Equity funds suffered a second consecutive month of outflows in July, while fixed income funds enjoyed another month of strong inflows, according to the latest Fund Flow Index from Calastone, the largest global funds network.
Overall, equity funds shed £240m in July, but ESG and global funds proved to be successful, not least because most ESG funds are global.
Funds focused on UK equities were hardest hit, seeing outflows of £377m in July, taking the two-month total outflow from UK equities to almost £1.1bn. Outflows from equity income funds accelerated, breaking the record for a second consecutive month as investors redeemed £705m of their holdings.
Crucially they are also benefitting from a huge marketing push by the fund management industry in favour of ESG funds, partly in response to very strong investor demand for ESG products and partly because they offer better margins for managers."
Meanwhile, despite notching up their 26th consecutive month of outflows, European equity funds shed only £62m, their lowest level in almost two years, well below the monthly average outflow of £211m. The reduction in negative sentiment towards European funds reflects a relatively effective response to the pandemic.

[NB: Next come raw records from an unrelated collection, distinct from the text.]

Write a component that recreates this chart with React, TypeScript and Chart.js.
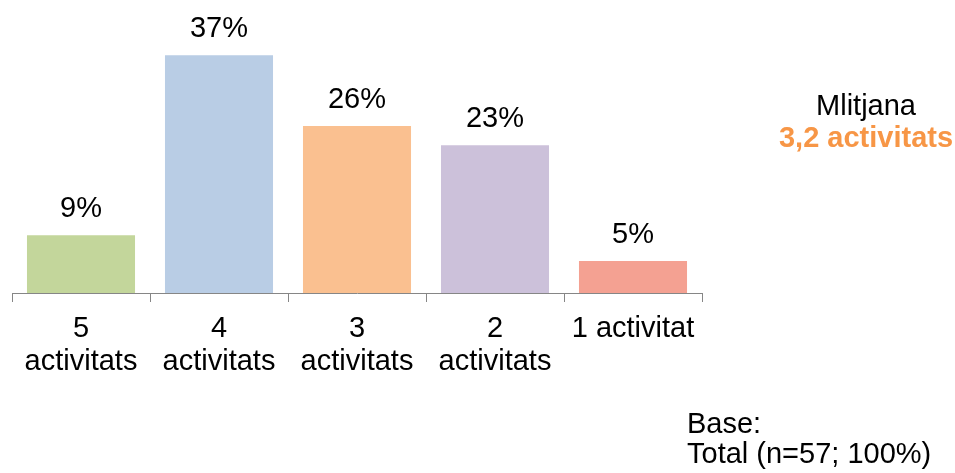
import React, { useEffect, useRef } from "react";
import { Chart, registerables } from "chart.js";

Chart.register(...registerables);

// Share of respondents by number of activities
const categories: (string | string[])[] = [
  ["5", "activitats"],
  ["4", "activitats"],
  ["3", "activitats"],
  ["2", "activitats"],
  "1 activitat",
];
const shares = [9, 37, 26, 23, 5];
const barColors = ["#c3d69b", "#b9cde5", "#fac090", "#ccc1da", "#f4a192"];

const meanTitle = "Mlitjana";
const meanValue = "3,2 activitats";
const baseLines = ["Base:", "Total (n=57; 100%)"];

const FONT = "'Liberation Sans', Arial, sans-serif";
const FONT_SIZE = 29;

const valueLabels = {
  id: "valueLabels",
  afterDatasetsDraw(chart: any) {
    const ctx = chart.ctx;
    const meta = chart.getDatasetMeta(0);
    ctx.save();
    ctx.font = `${FONT_SIZE}px ${FONT}`;
    ctx.fillStyle = "#000";
    ctx.textAlign = "center";
    ctx.textBaseline = "alphabetic";
    meta.data.forEach((bar: any, i: number) => {
      ctx.fillText(`${shares[i]}%`, bar.x, bar.y - 18);
    });
    ctx.restore();
  },
};

const sideNotes = {
  id: "sideNotes",
  afterDraw(chart: any) {
    const ctx = chart.ctx;
    ctx.save();
    ctx.textBaseline = "alphabetic";
    ctx.textAlign = "center";
    ctx.fillStyle = "#000";
    ctx.font = `${FONT_SIZE}px ${FONT}`;
    ctx.fillText(meanTitle, 866, 115);
    ctx.fillStyle = "#f79646";
    ctx.font = `bold ${FONT_SIZE}px ${FONT}`;
    ctx.fillText(meanValue, 866, 147);
    ctx.textAlign = "left";
    ctx.fillStyle = "#000";
    ctx.font = `${FONT_SIZE}px ${FONT}`;
    ctx.fillText(baseLines[0], 687, 433);
    ctx.fillText(baseLines[1], 687, 463);
    ctx.restore();
  },
};

export default function App() {
  const canvasRef = useRef<HTMLCanvasElement | null>(null);

  useEffect(() => {
    const canvas = canvasRef.current;
    if (!canvas) return;
    const chart = new Chart(canvas, {
      type: "bar",
      data: {
        labels: categories,
        datasets: [
          {
            data: shares,
            backgroundColor: barColors,
            borderWidth: 0,
            categoryPercentage: 1,
            barPercentage: 0.783,
          },
        ],
      },
      options: {
        animation: false,
        responsive: false,
        maintainAspectRatio: false,
        layout: { padding: { left: 12, right: 253, top: 36, bottom: 0 } },
        plugins: {
          legend: { display: false },
          tooltip: { enabled: false },
        },
        scales: {
          x: {
            grid: {
              display: true,
              drawOnChartArea: false,
              drawTicks: true,
              tickLength: 9,
              color: "#868686",
              lineWidth: 1,
            },
            border: { display: true, color: "#868686", width: 1 },
            ticks: {
              color: "#000",
              padding: 10,
              maxRotation: 0,
              autoSkip: false,
              font: { family: FONT, size: FONT_SIZE, lineHeight: 1.15 },
            },
            afterFit(scale: any) {
              scale.height = 180;
            },
          },
          y: {
            display: false,
            min: 0,
            max: 40,
          },
        },
      },
      plugins: [valueLabels, sideNotes],
    });
    return () => chart.destroy();
  }, []);

  return (
    <canvas
      ref={canvasRef}
      width={955}
      height={473}
      style={{ position: "absolute", left: 0, top: 0, width: 955, height: 473 }}
    />
  );
}
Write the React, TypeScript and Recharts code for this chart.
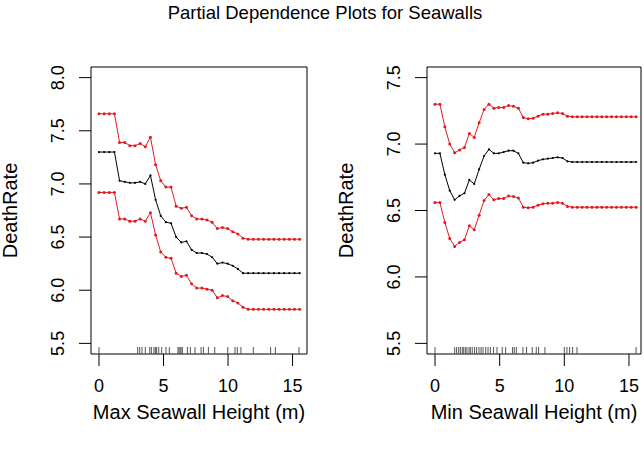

Global equity funds are the most favoured category at present, however. April to July has seen four of the best eight months on record for global fund inflows, with investors committing almost £3.1bn in new capital to the category. £605m of this was in July alone. The skew towards growth stocks partly explains the inflows to global funds (see comment below for explanation).
But it is in fact the popularity of ESG funds that gives a real clue as to why global equity funds are getting such a boost. ESG funds are overwhelmingly global in nature.
Investor preference for ESG has therefore boosted the overall inflows to the global fund category significantly. Over the last year, one third of the money flowing into global funds has been committed to those focused on ESG investments; in June and July, this proportion rose to more than half (July ESG global inflow was £320m v regular global fund inflow of £285m).
These figures are all the more noteworthy given the far smaller size of the ESG category in terms of assets under management. Calastone's FFI: Global ESG has averaged an astonishing 78.4 year-to-date, meaning that buying activity has outweighed selling activity more than 3:1.
By contrast the overall FFI: Equity has barely stayed in positive territory, averaging 51. Moreover, almost all this ESG money is into actively managed funds (99%).
ESG funds are exploding in popularity. Each of the last four months has set a new record for inflows. Moreover, the total £1.2bn that has flowed into ESG funds since April is greater than all the previous five years combined across the entire FFI on record.
Overall, however, despite the bright spot afforded by active ESG funds, passive funds once again did better than their active counterparts. Active equity funds saw outflows of £638m in July, while passive funds saw inflows of £398m.
Fixed income funds were once again the beneficiary of investor caution. They saw inflows of £653.6m in July. The FFI: Bonds has been in strongly positive territory for 14 of the last 16 months.
Edward Glyn, head of global markets at Calastone said: "Caution on equity markets has prompted outflows from equity funds for two months in a row. Weakness in stock markets in July seems to have justified that scepticism and ensured that June's outflows from equities continued though at a lower level. But even though capital is leaving equity funds overall, a wide gulf is opening up between those funds in favour and those leaving investors cold. The dichotomy between growth and value helps explains why this is happening."
"Record low interest rates are inflating the value of future profits. Growth stocks in particular have more of their value tied up in ‘the future' so their share prices benefit significantly more when money is cheap. Stocks where more of the income is being delivered today benefit less - their valuation depends more on things going well right now.
"With so many ‘value stocks', many of which have cut dividends hard, it's no wonder the UK stock market has underperformed in the global market rally since March. This explains the outflows from UK-focused funds and helps explain the increased surge in outflows from income funds."
"Meanwhile, global funds, where growth stocks make up a larger share of holdings, are benefiting from a flood of inflows. But crucially they are also benefitting from a huge marketing push by the fund management industry in favour of ESG funds, partly in response to very strong investor demand for ESG products and partly because they offer better margins for managers.
"Indeed because ESG funds tend to be actively managed, they are also the one area of real strength for active equity funds, which are otherwise suffering at the expense of their passive counterparts."